• [GIVEN DATA]

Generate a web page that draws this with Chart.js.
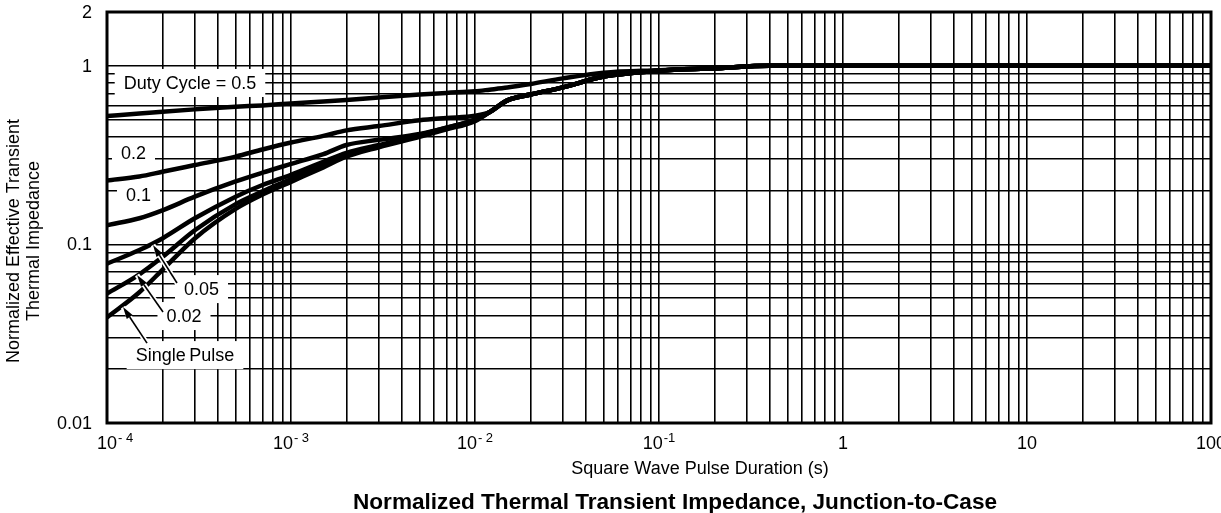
<!DOCTYPE html>
<html>
<head>
<meta charset="utf-8">
<script src="https://cdn.jsdelivr.net/npm/chart.js@4.4.1/dist/chart.umd.min.js"></script>
<style>
html,body{margin:0;padding:0;background:#fff;overflow:hidden}
#wrap{width:1221px;height:513px;position:relative}
</style>
</head>
<body>
<div id="wrap"><canvas id="c" width="1221" height="513"></canvas></div>
<script>
// ---- data ----
const durations = [1e-4, 1.5e-4, 2e-4, 3e-4, 5e-4, 7e-4, 1e-3, 1.5e-3, 2e-3, 3e-3, 5e-3, 7e-3, 1e-2, 1.2e-2, 1.5e-2, 2e-2, 3e-2, 5e-2, 0.1, 0.2, 0.4, 1, 10, 100];
const duty05  = [0.523, 0.54, 0.553, 0.57, 0.59, 0.60, 0.615, 0.63, 0.643, 0.665, 0.69, 0.705, 0.72, 0.735, 0.755, 0.79, 0.85, 0.915, 0.945, 0.97, 1.0, 1.0, 1.0, 1.0];
const duty02  = [0.228, 0.24, 0.255, 0.278, 0.31, 0.34, 0.372, 0.405, 0.435, 0.46, 0.495, 0.51, 0.525, 0.55, 0.64, 0.69, 0.757, 0.87, 0.94, 0.968, 1.0, 1.0, 1.0, 1.0];
const duty01  = [0.128, 0.14, 0.155, 0.185, 0.225, 0.252, 0.282, 0.32, 0.36, 0.385, 0.415, 0.45, 0.50, 0.55, 0.64, 0.69, 0.757, 0.87, 0.94, 0.968, 1.0, 1.0, 1.0, 1.0];
const duty005 = [0.078, 0.093, 0.108, 0.14, 0.185, 0.215, 0.245, 0.29, 0.325, 0.36, 0.41, 0.45, 0.50, 0.55, 0.64, 0.69, 0.757, 0.87, 0.94, 0.968, 1.0, 1.0, 1.0, 1.0];
const duty002 = [0.053, 0.068, 0.085, 0.12, 0.168, 0.198, 0.232, 0.28, 0.315, 0.355, 0.405, 0.445, 0.495, 0.55, 0.64, 0.69, 0.757, 0.87, 0.94, 0.968, 1.0, 1.0, 1.0, 1.0];
const singlePulse = [0.039, 0.054, 0.072, 0.108, 0.158, 0.19, 0.224, 0.27, 0.31, 0.35, 0.40, 0.44, 0.49, 0.55, 0.64, 0.69, 0.757, 0.87, 0.94, 0.968, 1.0, 1.0, 1.0, 1.0];

const seriesNames = ['0.5', '0.2', '0.1', '0.05', '0.02', 'Single Pulse'];
const seriesValues = [duty05, duty02, duty01, duty005, duty002, singlePulse];

const xTickValues = [1e-4, 1e-3, 1e-2, 1e-1, 1, 10, 100];
const xTickBase   = ['10', '10', '10', '10', '1', '10', '100'];
const xTickExp    = ['- 4', '- 3', '- 2', '-1', '', '', ''];
const yTickValues = [2, 1, 0.1, 0.01];
const yTickLabels = ['2', '1', '0.1', '0.01'];

const titleText = 'Normalized Thermal Transient Impedance, Junction-to-Case';
const xTitle = 'Square Wave Pulse Duration (s)';
const yTitleLines = ['Normalized Effective Transient', 'Thermal Impedance'];

// in-plot labels (data coordinates) and arrows (tail -> tip, data coordinates)
const curveLabels = [
  {text: 'Duty Cycle = 0.5', x: 2.825e-4, y: 0.801},
  {text: '0.2', x: 1.393e-4, y: 0.3248},
  {text: '0.1', x: 1.483e-4, y: 0.189},
  {text: '0.05', x: 3.263e-4, y: 0.0562},
  {text: '0.02', x: 2.621e-4, y: 0.0397},
  {text: 'Single\u2009Pulse', x: 2.654e-4, y: 0.0240}
];
const labelArrows = [
  {from: [2.401e-4, 0.0608], to: [1.778e-4, 0.0992]},
  {from: [2.016e-4, 0.0418], to: [1.456e-4, 0.0674]},
  {from: [1.650e-4, 0.0280], to: [1.222e-4, 0.0446]}
];

// grid positions: every 1..9 x 10^n
function logGrid(minExp, maxExp) {
  const out = [];
  for (let e = minExp; e < maxExp; e++) for (let m = 1; m <= 9; m++) out.push(+(m * Math.pow(10, e)).toPrecision(6));
  out.push(Math.pow(10, maxExp));
  return out;
}
const xGrid = logGrid(-4, 2);
const yGrid = logGrid(-2, 0).concat([2]);

const FONT = '"Liberation Sans", Arial, Helvetica, sans-serif';

const overlay = {
  id: 'overlay',
  beforeDatasetsDraw(chart) {
    const ctx = chart.ctx, xs = chart.scales.x, ys = chart.scales.y;
    ctx.save();
    ctx.font = '18px ' + FONT;
    ctx.fillStyle = '#fff';
    curveLabels.forEach(l => {
      const cx = xs.getPixelForValue(l.x), cy = ys.getPixelForValue(l.y);
      const w = ctx.measureText(l.text).width;
      ctx.fillRect(cx - w / 2 - 9, cy - 14, w + 18, 28);
    });
    ctx.restore();
  },
  afterDatasetsDraw(chart) {
    const ctx = chart.ctx, xs = chart.scales.x, ys = chart.scales.y, a = chart.chartArea;
    ctx.save();
    // frame
    ctx.strokeStyle = '#000';
    ctx.lineWidth = 3;
    ctx.strokeRect(a.left, a.top, a.right - a.left, a.bottom - a.top);

    // arrows
    labelArrows.forEach(ar => {
      const x1 = xs.getPixelForValue(ar.from[0]), y1 = ys.getPixelForValue(ar.from[1]);
      const x2 = xs.getPixelForValue(ar.to[0]), y2 = ys.getPixelForValue(ar.to[1]);
      const ang = Math.atan2(y2 - y1, x2 - x1);
      const hl = 12, hw = 3.5;
      const bx = x2 - hl * Math.cos(ang), by = y2 - hl * Math.sin(ang);
      ctx.lineCap = 'butt';
      ctx.strokeStyle = '#fff'; ctx.lineWidth = 5;
      ctx.beginPath(); ctx.moveTo(x1, y1); ctx.lineTo(x2, y2); ctx.stroke();
      ctx.strokeStyle = '#000'; ctx.lineWidth = 1.6;
      ctx.beginPath(); ctx.moveTo(x1, y1); ctx.lineTo(bx, by); ctx.stroke();
      ctx.fillStyle = '#000';
      ctx.beginPath();
      ctx.moveTo(x2, y2);
      ctx.lineTo(bx + hw * Math.sin(ang), by - hw * Math.cos(ang));
      ctx.lineTo(bx - hw * Math.sin(ang), by + hw * Math.cos(ang));
      ctx.closePath(); ctx.fill();
    });

    // curve labels
    ctx.fillStyle = '#000';
    ctx.font = '18px ' + FONT;
    ctx.textAlign = 'center';
    ctx.textBaseline = 'middle';
    curveLabels.forEach(l => {
      ctx.fillText(l.text, xs.getPixelForValue(l.x), ys.getPixelForValue(l.y) + 1);
    });

    // y tick labels
    ctx.textAlign = 'right';
    yTickValues.forEach((v, i) => {
      ctx.fillText(yTickLabels[i], a.left - 15, ys.getPixelForValue(v) + 1);
    });

    // x tick labels with superscript exponents
    ctx.textAlign = 'left';
    ctx.textBaseline = 'alphabetic';
    xTickValues.forEach((v, i) => {
      const px = xs.getPixelForValue(v);
      ctx.font = '18px ' + FONT;
      const w1 = ctx.measureText(xTickBase[i]).width;
      ctx.font = '13px ' + FONT;
      const w2 = xTickExp[i] ? ctx.measureText(xTickExp[i]).width + 1 : 0;
      let start = px - (w1 + w2) / 2;
      if (start < a.left - 10) start = a.left - 10;
      ctx.font = '18px ' + FONT;
      ctx.fillText(xTickBase[i], start, a.bottom + 26);
      if (xTickExp[i]) {
        ctx.font = '13px ' + FONT;
        ctx.fillText(xTickExp[i], start + w1 + 1, a.bottom + 19);
      }
    });

    // axis titles
    ctx.font = '18px ' + FONT;
    ctx.textAlign = 'center';
    ctx.textBaseline = 'middle';
    ctx.fillText(xTitle, 700, 469);
    ctx.save();
    ctx.translate(14, 241);
    ctx.rotate(-Math.PI / 2);
    ctx.fillText(yTitleLines[0], 0, 0);
    ctx.restore();
    ctx.save();
    ctx.translate(34, 241);
    ctx.rotate(-Math.PI / 2);
    ctx.fillText(yTitleLines[1], 0, 0);
    ctx.restore();

    // chart title
    ctx.font = 'bold 22.6px ' + FONT;
    ctx.fillText(titleText, 675, 503);
    ctx.restore();
  }
};

const datasets = seriesValues.map((vals, si) => ({
  label: seriesNames[si],
  data: durations.map((t, i) => ({x: t, y: vals[i]})),
  borderColor: '#000',
  backgroundColor: '#000',
  borderWidth: 4.5,
  pointRadius: 0,
  fill: false,
  cubicInterpolationMode: 'monotone'
}));

new Chart(document.getElementById('c'), {
  type: 'line',
  data: {datasets},
  options: {
    responsive: false,
    animation: false,
    devicePixelRatio: 1,
    layout: {padding: {left: 107, top: 12, right: 10, bottom: 90}},
    plugins: {legend: {display: false}, tooltip: {enabled: false}, title: {display: false}},
    scales: {
      x: {
        type: 'logarithmic', min: 1e-4, max: 100,
        ticks: {display: false},
        grid: {color: '#000', lineWidth: 1.6, drawTicks: false},
        border: {display: false},
        afterBuildTicks: s => { s.ticks = xGrid.map(v => ({value: v})); }
      },
      y: {
        type: 'logarithmic', min: 0.01, max: 2,
        ticks: {display: false},
        grid: {color: '#000', lineWidth: 1.6, drawTicks: false},
        border: {display: false},
        afterBuildTicks: s => { s.ticks = yGrid.map(v => ({value: v})); }
      }
    }
  },
  plugins: [overlay]
});
</script>
</body>
</html>
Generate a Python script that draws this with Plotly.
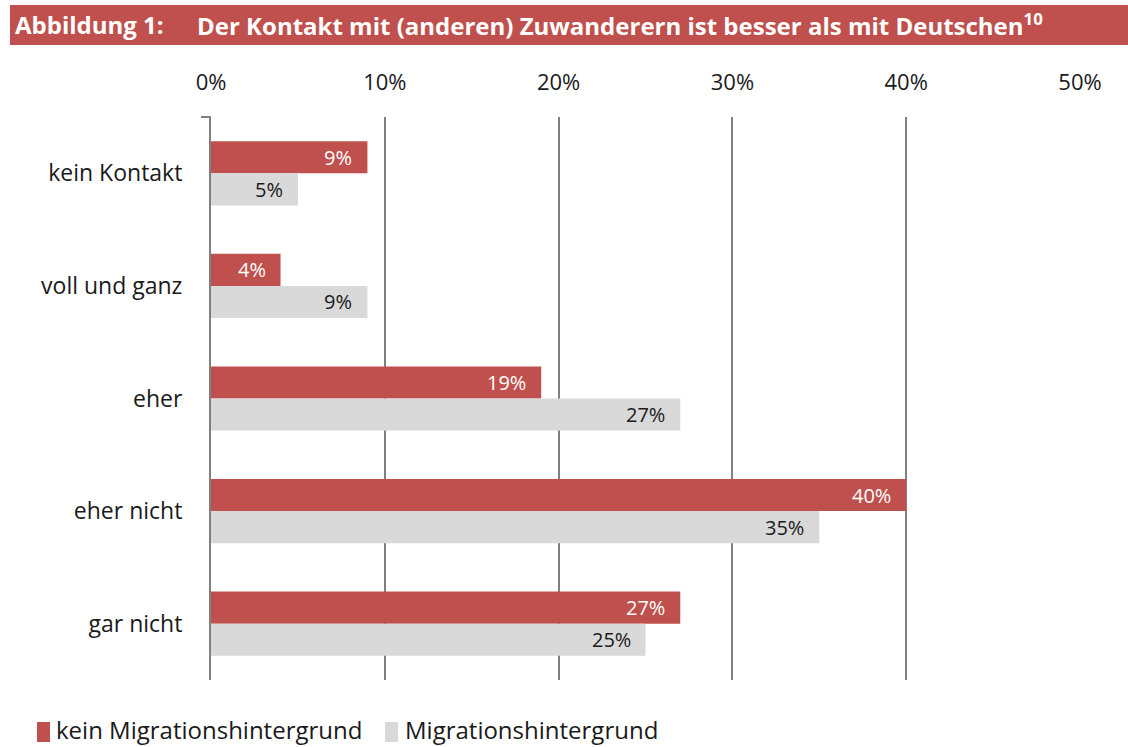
import plotly.graph_objects as go

categories = ["kein Kontakt", "voll und ganz", "eher", "eher nicht", "gar nicht"]
kein_migration = [9, 4, 19, 40, 27]
migration = [5, 9, 27, 35, 25]
series_names = ["kein Migrationshintergrund", "Migrationshintergrund"]
tick_values = [0, 10, 20, 30, 40, 50]
tick_labels = ["0%", "10%", "20%", "30%", "40%", "50%"]

W, H = 1128, 747
RED = "#C0504D"
GRAY = "#D9D9D9"
FONT = "Open Sans"
TXT = "#1a1a1a"

def px(x):
    return x / W

def py(y):
    return 1 - y / H

fig = go.Figure()
fig.add_trace(go.Bar(
    y=categories, x=kein_migration, orientation="h", name=series_names[0],
    marker=dict(color=RED, line=dict(width=0)), showlegend=False,
))
fig.add_trace(go.Bar(
    y=categories, x=migration, orientation="h", name=series_names[1],
    marker=dict(color=GRAY, line=dict(width=0)), showlegend=False,
))

annotations = []
# value labels, placed through the data axes
for cat, v in zip(categories, kein_migration):
    annotations.append(dict(x=v, y=cat, xref="x", yref="y", text=f"{v}%", showarrow=False,
                            xanchor="right", yanchor="middle", xshift=-13, yshift=16,
                            font=dict(family=FONT, size=20, color="white")))
for cat, v in zip(categories, migration):
    annotations.append(dict(x=v, y=cat, xref="x", yref="y", text=f"{v}%", showarrow=False,
                            xanchor="right", yanchor="middle", xshift=-13, yshift=-16,
                            font=dict(family=FONT, size=20, color=TXT)))

shapes = [
    dict(type="rect", xref="paper", yref="paper", x0=px(10), x1=1, y0=py(45), y1=py(5),
         fillcolor=RED, line=dict(width=0), layer="below"),
    dict(type="line", xref="paper", yref="paper", x0=px(201), x1=px(211), y0=py(117), y1=py(117),
         line=dict(color="#808080", width=2)),
    # legend swatches
    dict(type="rect", xref="paper", yref="paper", x0=px(37), x1=px(50), y0=py(742), y1=py(722),
         fillcolor=RED, line=dict(width=0)),
    dict(type="rect", xref="paper", yref="paper", x0=px(385), x1=px(398), y0=py(742), y1=py(722),
         fillcolor=GRAY, line=dict(width=0)),
]

annotations += [
    dict(text="<b>Abbildung 1:</b>", xref="paper", yref="paper", x=px(13), y=py(25),
         xanchor="left", yanchor="middle", showarrow=False,
         font=dict(family=FONT, size=24, color="white")),
    dict(text="<b>Der Kontakt mit (anderen) Zuwanderern ist besser als mit Deutschen<sup>10</sup></b>",
         xref="paper", yref="paper", x=px(195), y=py(25),
         xanchor="left", yanchor="middle", showarrow=False,
         font=dict(family=FONT, size=24, color="white")),
    dict(text=series_names[0], xref="paper", yref="paper", x=px(54), y=py(729),
         xanchor="left", yanchor="middle", showarrow=False,
         font=dict(family=FONT, size=24, color=TXT)),
    dict(text=series_names[1], xref="paper", yref="paper", x=px(403), y=py(729),
         xanchor="left", yanchor="middle", showarrow=False,
         font=dict(family=FONT, size=24, color=TXT)),
]

fig.update_layout(
    width=W, height=H,
    margin=dict(l=0, r=0, t=0, b=0, autoexpand=False),
    paper_bgcolor="white", plot_bgcolor="white",
    barmode="group", bargap=0.43, bargroupgap=0,
    font=dict(family=FONT, size=20, color=TXT),
    showlegend=False,
    xaxis=dict(domain=[px(211), px(1080)], range=[0, 50], side="top",
               tickvals=tick_values, ticktext=tick_labels, automargin=False,
               showgrid=True, gridcolor="#808080", gridwidth=1.5,
               zeroline=False, showline=False, ticks="", ticklabelstandoff=22,
               tickfont=dict(size=22, color=TXT), fixedrange=True),
    yaxis=dict(domain=[py(680), py(117)], autorange="reversed", automargin=False,
               showline=True, linecolor="#808080", linewidth=2,
               showgrid=False, ticks="", ticklabelstandoff=22,
               tickfont=dict(size=23, color=TXT), fixedrange=True),
    shapes=shapes, annotations=annotations,
)

fig.write_html(
    "out.html",
    config={"displayModeBar": False},
    post_script="document.body.style.margin='0';document.body.style.overflow='hidden';",
)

• [TASK BRIEF]
Copy out every line where the word "that" occurs.

• [TASK RESULT]
Generate a web page that draws this with Chart.js.
Generate a Python script that draws this with Plotly.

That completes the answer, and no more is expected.